▸ **INPUT RECORDS**
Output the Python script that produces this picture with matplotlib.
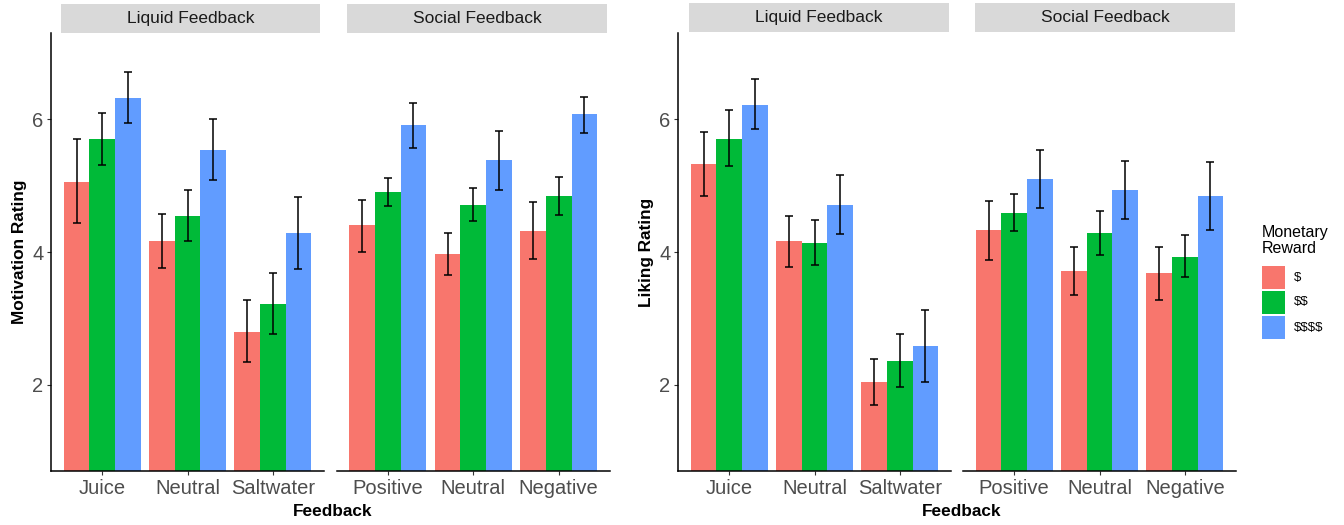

---

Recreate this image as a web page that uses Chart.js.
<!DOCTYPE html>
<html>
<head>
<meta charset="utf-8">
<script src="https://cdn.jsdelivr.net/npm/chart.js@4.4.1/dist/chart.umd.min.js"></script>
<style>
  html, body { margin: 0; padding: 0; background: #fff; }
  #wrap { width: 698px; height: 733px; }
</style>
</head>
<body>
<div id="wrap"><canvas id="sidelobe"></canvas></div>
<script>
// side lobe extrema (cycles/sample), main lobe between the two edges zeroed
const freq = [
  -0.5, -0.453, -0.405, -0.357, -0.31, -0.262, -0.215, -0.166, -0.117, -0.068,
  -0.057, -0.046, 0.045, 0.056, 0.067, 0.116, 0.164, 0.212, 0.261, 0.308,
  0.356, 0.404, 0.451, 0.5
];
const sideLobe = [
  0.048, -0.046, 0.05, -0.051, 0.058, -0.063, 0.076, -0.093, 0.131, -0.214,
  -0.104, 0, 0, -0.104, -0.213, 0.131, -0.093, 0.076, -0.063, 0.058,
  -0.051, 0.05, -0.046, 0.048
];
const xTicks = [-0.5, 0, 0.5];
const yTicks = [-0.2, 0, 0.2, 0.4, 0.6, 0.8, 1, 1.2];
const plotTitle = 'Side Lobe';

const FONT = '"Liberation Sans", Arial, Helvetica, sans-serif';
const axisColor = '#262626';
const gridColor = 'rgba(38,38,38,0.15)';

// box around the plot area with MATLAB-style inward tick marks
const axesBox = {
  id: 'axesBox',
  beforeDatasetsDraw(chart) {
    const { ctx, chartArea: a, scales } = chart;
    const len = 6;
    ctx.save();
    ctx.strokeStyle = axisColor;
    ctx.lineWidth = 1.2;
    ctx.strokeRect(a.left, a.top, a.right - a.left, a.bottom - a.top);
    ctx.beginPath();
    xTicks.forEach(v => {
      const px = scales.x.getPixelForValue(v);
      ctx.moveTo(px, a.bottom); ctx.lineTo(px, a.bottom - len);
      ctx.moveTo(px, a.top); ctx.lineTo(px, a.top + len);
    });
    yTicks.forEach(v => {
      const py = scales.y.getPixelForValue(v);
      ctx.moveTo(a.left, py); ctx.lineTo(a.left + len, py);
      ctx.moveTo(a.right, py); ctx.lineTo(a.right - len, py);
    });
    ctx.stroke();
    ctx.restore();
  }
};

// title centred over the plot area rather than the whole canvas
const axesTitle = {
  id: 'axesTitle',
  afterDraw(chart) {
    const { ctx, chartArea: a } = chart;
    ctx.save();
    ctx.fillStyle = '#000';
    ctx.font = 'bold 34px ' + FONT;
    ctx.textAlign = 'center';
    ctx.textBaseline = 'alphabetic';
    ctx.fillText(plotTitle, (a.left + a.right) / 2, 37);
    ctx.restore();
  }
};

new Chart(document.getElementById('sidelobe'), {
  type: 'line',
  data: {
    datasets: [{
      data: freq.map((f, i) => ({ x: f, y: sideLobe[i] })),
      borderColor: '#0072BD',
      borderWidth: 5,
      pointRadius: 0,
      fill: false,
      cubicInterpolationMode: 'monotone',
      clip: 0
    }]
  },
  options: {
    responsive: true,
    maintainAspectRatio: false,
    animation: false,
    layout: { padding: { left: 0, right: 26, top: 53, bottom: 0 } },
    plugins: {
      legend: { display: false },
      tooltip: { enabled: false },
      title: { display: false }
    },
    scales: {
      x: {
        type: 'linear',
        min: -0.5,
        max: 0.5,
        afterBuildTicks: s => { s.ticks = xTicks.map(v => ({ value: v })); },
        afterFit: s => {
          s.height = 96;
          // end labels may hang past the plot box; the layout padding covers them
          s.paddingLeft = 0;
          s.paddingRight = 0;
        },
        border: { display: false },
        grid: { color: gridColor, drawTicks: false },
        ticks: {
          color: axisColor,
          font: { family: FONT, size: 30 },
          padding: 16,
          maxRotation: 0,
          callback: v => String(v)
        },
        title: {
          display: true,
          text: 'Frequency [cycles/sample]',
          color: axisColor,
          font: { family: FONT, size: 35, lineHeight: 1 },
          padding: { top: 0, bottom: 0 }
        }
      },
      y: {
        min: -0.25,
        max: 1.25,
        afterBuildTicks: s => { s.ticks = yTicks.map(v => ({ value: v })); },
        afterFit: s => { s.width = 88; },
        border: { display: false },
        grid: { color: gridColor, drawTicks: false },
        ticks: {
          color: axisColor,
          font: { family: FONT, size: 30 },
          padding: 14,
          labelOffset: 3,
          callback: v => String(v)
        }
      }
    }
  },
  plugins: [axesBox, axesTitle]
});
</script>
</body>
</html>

---

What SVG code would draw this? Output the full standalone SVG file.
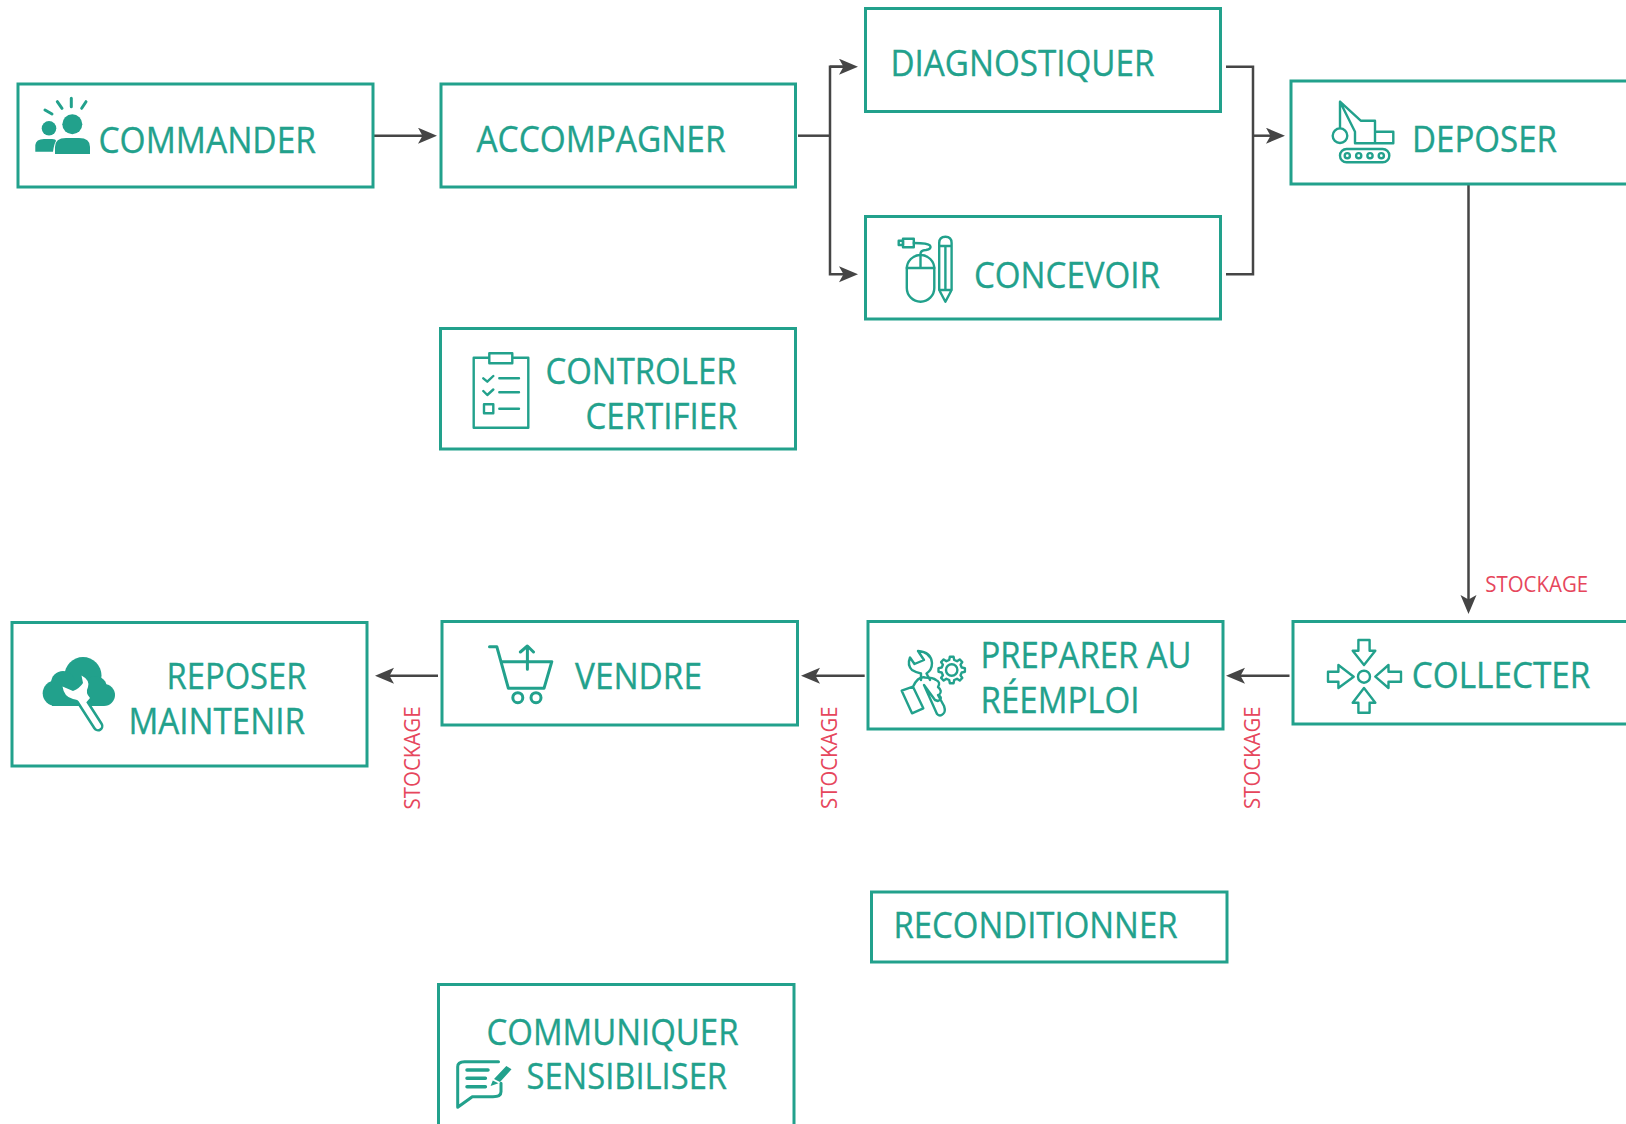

▸ **DIRECTION**
Gather each line of the records holding the string "that".

▸ **WRITTEN RESPONSE**
Output the Python script that produces this picture with matplotlib.
Recreate this image as a web page that uses Chart.js.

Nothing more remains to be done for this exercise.